>>11588457In terms of total density, maybe, but not Isp.
Regardless, actual per-launch performance (assuming each launch gets you meaningful payload to orbit) becomes less important than ease of reusability once you have a reusable rocket. If switching from one propellant to another increased payload by 10% but also increased launch costs by 10% or more, then you're effectively moving backwards. The best strategy is to target cost, not performance.
Take Falcon Heavy vs Delta IV Heavy. Delta IV has the better engines by a long shot. Delta IV Heavy gets more payload to orbit per kg of propellant than FH. However, Falcon Heavy gets more than twice as much payload to LEO, and more payload to ANY orbit, than Delta IV Heavy. FH also costs about a third as much as Delta IV Heavy.
Why? It's because despite having much less mass, Delta IV Heavy is a significantly bigger vehicle, using a propellant that is much more difficult to handle and use in an engine, and due to that propellant's low density needs to shave every fraction of a gram off of its structure in order to make any gains whatsoever over less efficient but more dense options.

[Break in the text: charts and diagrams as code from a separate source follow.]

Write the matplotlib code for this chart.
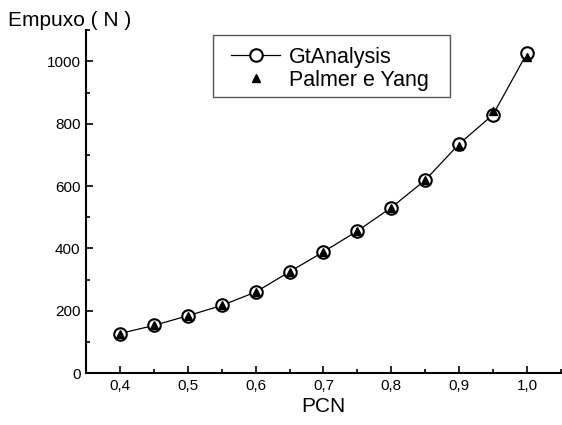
import matplotlib
matplotlib.use("Agg")
import matplotlib.pyplot as plt
from matplotlib.patches import Rectangle
from matplotlib.ticker import MultipleLocator, FuncFormatter

plt.rcParams['font.family'] = ['Liberation Sans', 'DejaVu Sans']

pcn = [0.40, 0.45, 0.50, 0.55, 0.60, 0.65, 0.70, 0.75, 0.80, 0.85, 0.90, 0.95, 1.00]
gt_analysis = [127, 153, 184, 217, 260, 325, 389, 456, 531, 619, 735, 829, 1026]
palmer_yang = [127, 153, 184, 217, 260, 325, 389, 456, 531, 619, 728, 841, 1015]

fig = plt.figure(figsize=(5.62, 4.25), dpi=100)
ax = fig.add_axes([0.153, 0.122, 0.845, 0.807])

ax.plot(pcn, gt_analysis, '-', color='black', lw=0.9, marker='o', ms=9,
        mfc='white', mec='black', mew=1.5, label='GtAnalysis', zorder=2)
ax.plot(pcn, palmer_yang, linestyle='none', marker='^', ms=6, color='black',
        label='Palmer e Yang', zorder=3)

ax.set_xlim(0.35, 1.05)
ax.set_ylim(0, 1100)
ax.xaxis.set_major_locator(MultipleLocator(0.1))
ax.xaxis.set_minor_locator(MultipleLocator(0.05))
ax.yaxis.set_major_locator(MultipleLocator(200))
ax.yaxis.set_minor_locator(MultipleLocator(100))
ax.xaxis.set_major_formatter(FuncFormatter(lambda v, p: f"{v:.1f}".replace('.', ',')))
ax.yaxis.set_major_formatter(FuncFormatter(lambda v, p: f"{v:.0f}"))

for s in ['top', 'right']:
    ax.spines[s].set_visible(False)
for s in ['left', 'bottom']:
    ax.spines[s].set_linewidth(1.5)

ax.tick_params(which='major', direction='in', length=5, width=1.2, labelsize=11, pad=4)
ax.tick_params(which='minor', direction='in', length=3, width=1.2)

ax.set_xlabel('PCN', fontsize=15, labelpad=3)
fig.text(0.014, 0.951, 'Empuxo ( N )', fontsize=15, ha='left', va='center')

# legend frame (drawn separately to match the wide padding of the original)
bx0, by0, bx1, by1 = 0.267, 0.805, 0.766, 0.985
ax.add_patch(Rectangle((bx0, by0), bx1 - bx0, by1 - by0, transform=ax.transAxes,
                       facecolor='white', edgecolor='#555555', lw=1.0, zorder=4,
                       clip_on=False))
leg = ax.legend(loc='center', bbox_to_anchor=((bx0 + bx1) / 2 - 0.003, (by0 + by1) / 2 - 0.008),
                fontsize=15.5, frameon=False,
                handlelength=2.3, handletextpad=0.4, borderpad=0.0,
                borderaxespad=0, labelspacing=0.1)
leg.set_zorder(5)

fig.savefig('out.png', dpi=100)
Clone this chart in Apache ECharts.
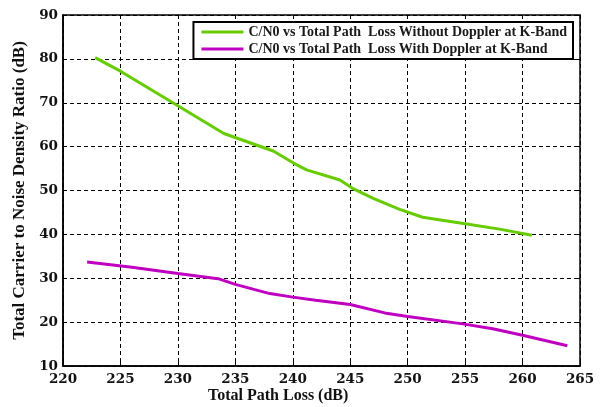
<!DOCTYPE html>
<html><head><meta charset="utf-8">
<script src="https://cdn.jsdelivr.net/npm/echarts@6/dist/echarts.min.js"></script>
<style>html,body{margin:0;padding:0;background:#fff}#c{width:603px;height:407px}</style>
</head><body><div id="c"></div>
<script>
const seriesNames = [
  'C/N0 vs Total Path  Loss Without Doppler at K-Band',
  'C/N0 vs Total Path  Loss With Doppler at K-Band'
];
const withoutDoppler = [
  [222.8,80.3],[225,77.2],[230,69.3],[234,63],[238.3,59],[240.1,56.2],[241.2,54.7],
  [244.1,52.4],[245.2,50.5],[247,48.2],[249.3,45.7],[251.3,43.9],[255,42.4],[258,41.2],[260.8,39.8]
];
const withDoppler = [
  [222.1,33.7],[226,32.5],[230,31.1],[233.5,29.9],[235,28.6],[238,26.5],[240,25.7],[242,25],
  [245,24],[248,22.1],[250,21.3],[254.8,19.6],[257.4,18.5],[260,17],[263.9,14.6]
];
const xTitle = 'Total Path Loss (dB)';
const yTitle = 'Total Carrier to Noise Density Ratio (dB)';
const font = 'Liberation Serif';
const numFont = 'DejaVu Serif';
const chart = echarts.init(document.getElementById('c'));
const gridLine = {show:true, lineStyle:{color:'#000', type:[4,3], width:1}};
chart.setOption({
  animation:false,
  backgroundColor:'#fff',
  title:{
    text:xTitle, left:208, top:388, padding:0,
    textStyle:{fontFamily:font, fontWeight:'bold', fontSize:16, color:'#111'}
  },
  grid:{left:63, right:23, top:15, bottom:41, show:true, borderColor:'#000', borderWidth:1.5},
  legend:{
    orient:'vertical', right:30, top:22, itemGap:3,
    itemWidth:42, itemHeight:3, icon:'rect',
    backgroundColor:'#fff', borderColor:'#000', borderWidth:2, borderRadius:0,
    padding:[3,6,3,8],
    textStyle:{fontFamily:font, fontWeight:'bold', fontSize:14, color:'#1a1a1a'},
    data:seriesNames
  },
  xAxis:[{
    type:'value', min:220, max:265, interval:5,
    axisLine:{show:true, lineStyle:{color:'#000', width:1.5}},
    axisTick:{show:true, inside:true, length:4, lineStyle:{color:'#000'}},
    axisLabel:{fontFamily:numFont, fontWeight:'bold', fontSize:13.5, color:'#111', margin:6},
    splitLine:gridLine
  },{
    type:'value', min:220, max:265, interval:5, position:'top',
    axisLine:{show:false}, axisLabel:{show:false}, splitLine:{show:false},
    axisTick:{show:true, inside:true, length:4, lineStyle:{color:'#000'}}
  }],
  yAxis:[{
    type:'value', min:10, max:90, interval:10,
    name:yTitle, nameLocation:'middle', nameGap:30, nameRotate:90,
    nameTextStyle:{fontFamily:font, fontWeight:'bold', fontSize:17, color:'#111'},
    axisLine:{show:true, lineStyle:{color:'#000', width:1.5}},
    axisTick:{show:true, inside:true, length:4, lineStyle:{color:'#000'}},
    axisLabel:{fontFamily:numFont, fontWeight:'bold', fontSize:13.5, color:'#111', margin:5},
    splitLine:gridLine
  },{
    type:'value', min:10, max:90, interval:10, position:'right',
    axisLine:{show:false}, axisLabel:{show:false}, splitLine:{show:false},
    axisTick:{show:true, inside:true, length:4, lineStyle:{color:'#000'}}
  }],
  series:[
    {name:seriesNames[0], type:'line', data:withoutDoppler, showSymbol:false, symbol:'none',
     lineStyle:{color:'#66cc00', width:3}, itemStyle:{color:'#66cc00'}},
    {name:seriesNames[1], type:'line', data:withDoppler, showSymbol:false, symbol:'none',
     lineStyle:{color:'#c000c0', width:3}, itemStyle:{color:'#c000c0'}}
  ]
});
</script></body></html>
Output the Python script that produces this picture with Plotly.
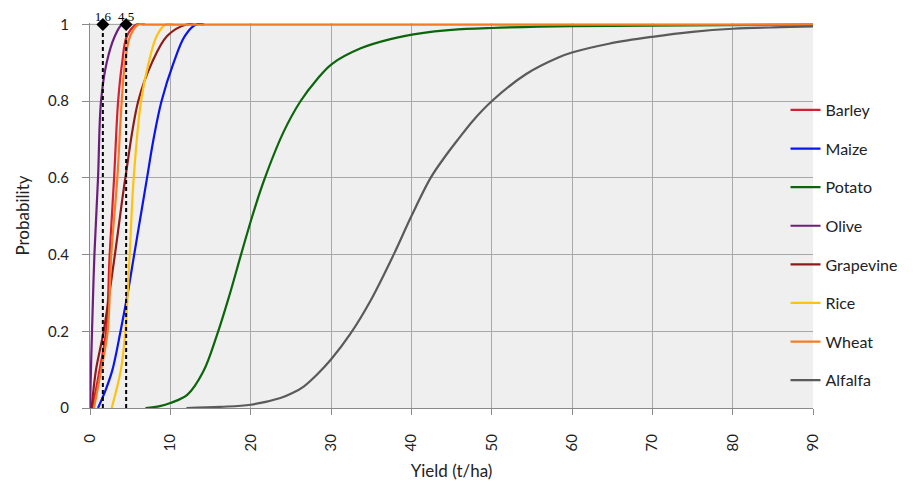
import plotly.graph_objects as go

# ---- data (yield in t/ha, cumulative probability) ----
barley_x = [0.3, 1.2, 2.0, 2.45, 3.0, 3.5, 4.0, 4.6, 5.8, 6.8]
barley_y = [0.0, 0.1, 0.2, 0.4, 0.6, 0.8, 0.9, 0.97, 1.0, 1.0]

maize_x = [1.0, 2.0, 2.8, 3.8, 4.7, 5.5, 6.3, 7.1, 7.9, 8.9, 10.4, 11.8, 13.2, 14.2]
maize_y = [0.0, 0.05, 0.1, 0.2, 0.3, 0.4, 0.5, 0.6, 0.7, 0.8, 0.9, 0.97, 1.0, 1.0]

potato_x = [6.9, 8.7, 10.0, 12.1, 14.1, 15.8, 17.3, 18.8, 20.2, 21.6, 24.1, 26.2, 28.3, 30.1, 33.7, 37.4, 41.1, 45.0, 50.0, 60.0, 90.0]
potato_y = [0.0, 0.005, 0.013, 0.034, 0.095, 0.19, 0.29, 0.4, 0.5, 0.59, 0.72, 0.80, 0.858, 0.897, 0.938, 0.962, 0.977, 0.986, 0.991, 0.996, 1.0]

olive_x = [0.0, 0.12, 0.25, 0.55, 1.0, 1.37, 2.07, 3.1, 4.0, 5.0]
olive_y = [0.0, 0.1, 0.2, 0.4, 0.6, 0.8, 0.9, 0.97, 1.0, 1.0]

grapevine_x = [0.2, 0.75, 1.7, 3.1, 4.4, 6.0, 7.7, 9.6, 12.0, 13.0]
grapevine_y = [0.0, 0.1, 0.2, 0.4, 0.6, 0.8, 0.9, 0.97, 1.0, 1.0]

rice_x = [2.7, 3.85, 4.4, 4.94, 5.44, 6.35, 7.3, 8.3, 9.4, 10.4]
rice_y = [0.0, 0.1, 0.2, 0.4, 0.6, 0.8, 0.9, 0.97, 1.0, 1.0]

wheat_x = [0.5, 1.4, 2.2, 2.65, 3.4, 3.95, 4.35, 5.0, 6.0, 7.0, 90.0]
wheat_y = [0.0, 0.1, 0.2, 0.4, 0.6, 0.8, 0.9, 0.97, 1.0, 1.0, 1.0]

alfalfa_x = [12.0, 16.2, 20.0, 23.7, 25.2, 26.6, 28.3, 30.1, 32.4, 34.9, 37.8, 40.0, 42.4, 44.0, 45.8, 47.7, 50.0, 54.3, 58.3, 60.0, 64.6, 70.0, 75.0, 80.0, 86.0, 90.0]
alfalfa_y = [0.0, 0.003, 0.0085, 0.026, 0.039, 0.056, 0.088, 0.129, 0.193, 0.279, 0.4, 0.5, 0.6, 0.65, 0.7, 0.75, 0.8, 0.871, 0.914, 0.927, 0.950, 0.968, 0.981, 0.989, 0.993, 0.995]

# reference thresholds (dashed markers)
marker_x = [1.6, 4.5]
marker_y = [1.0, 1.0]
marker_labels = ["1.6", "4.5"]

x_ticks = [0, 10, 20, 30, 40, 50, 60, 70, 80, 90]
y_ticks = [0, 0.2, 0.4, 0.6, 0.8, 1]

series = [
    ("Barley", barley_x, barley_y, "#D42030"),
    ("Maize", maize_x, maize_y, "#0A14F0"),
    ("Potato", potato_x, potato_y, "#0B650B"),
    ("Olive", olive_x, olive_y, "#6B1F7C"),
    ("Grapevine", grapevine_x, grapevine_y, "#8E1B1B"),
    ("Rice", rice_x, rice_y, "#FFC20E"),
    ("Wheat", wheat_x, wheat_y, "#F57C22"),
    ("Alfalfa", alfalfa_x, alfalfa_y, "#5A5A5A"),
]

fig = go.Figure()
for name, xs, ys, col in series:
    fig.add_trace(go.Scatter(
        x=xs, y=ys, mode="lines", name=name, legendgroup=name,
        line=dict(color=col, width=2.2, shape="spline", smoothing=1.0),
    ))

for mx, my in zip(marker_x, marker_y):
    fig.add_trace(go.Scatter(
        x=[mx, mx], y=[0, my], mode="lines", showlegend=False,
        line=dict(color="black", width=2, dash="4px,3px"),
        hoverinfo="skip",
    ))

fig.add_trace(go.Scatter(
    x=marker_x, y=marker_y, mode="markers", showlegend=False,
    marker=dict(symbol="diamond", size=10, color="black"),
    cliponaxis=False,
))

# value labels above the markers (drawn after the markers so they stay on top)
fig.add_trace(go.Scatter(
    x=marker_x, y=marker_y, mode="text", text=marker_labels,
    textposition="top center", showlegend=False, cliponaxis=False,
    textfont=dict(family="Liberation Serif", size=13, color="black"),
    hoverinfo="skip",
))

fig.update_layout(
    width=916, height=490,
    margin=dict(l=82, r=111, t=15, b=90, autoexpand=False),
    paper_bgcolor="white",
    plot_bgcolor="#EFEFEF",
    font=dict(family="Lato", size=15, color="#222222"),
    showlegend=True,
    legend=dict(
        x=0.962, y=0.818, xanchor="left", yanchor="top",
        bgcolor="rgba(0,0,0,0)", borderwidth=0,
        font=dict(family="Lato", size=16, color="#222222"),
        tracegroupgap=14.8, traceorder="grouped",
    ),
)

fig.update_xaxes(
    range=[0, 90], tickvals=x_ticks, tickangle=-90, automargin=False,
    showgrid=True, gridcolor="#A8A8A8", gridwidth=1,
    showline=True, linecolor="#8A8A8A", linewidth=1,
    ticks="outside", ticklen=6, tickcolor="#8A8A8A",
    ticklabelstandoff=13, zeroline=False,
    title=dict(text="Yield (t/ha)", font=dict(family="Lato", size=17), standoff=14),
    tickfont=dict(family="Lato", size=15, color="#222222"),
)
fig.update_yaxes(
    range=[0, 1.004], tickvals=y_ticks, automargin=False,
    showgrid=True, gridcolor="#A8A8A8", gridwidth=1,
    showline=True, linecolor="#8A8A8A", linewidth=1,
    ticks="outside", ticklen=7, tickcolor="#8A8A8A",
    ticklabelstandoff=10, zeroline=False,
    title=dict(text="Probability", font=dict(family="Lato", size=17), standoff=14),
    tickfont=dict(family="Lato", size=15, color="#222222"),
)

fig.write_html("out.html")
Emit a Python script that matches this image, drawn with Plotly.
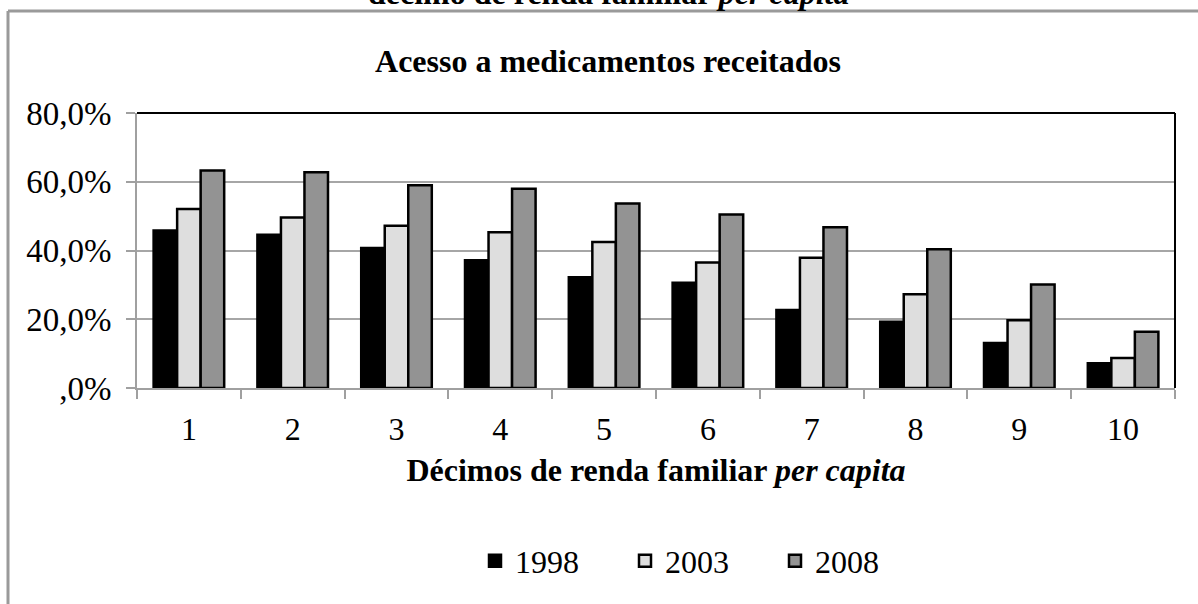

The only time you target performance is if you NEED performance to accomplish the mission the vehicle is designed for, which in Starship's case is Mars missions. If SpaceX were not looking to send things to Mars they'd probably have just developed a new Merlin engine that used a torch igniter and methalox propellant, and clustered a shitload of them onto both parts of a large two stage to orbit vehicle.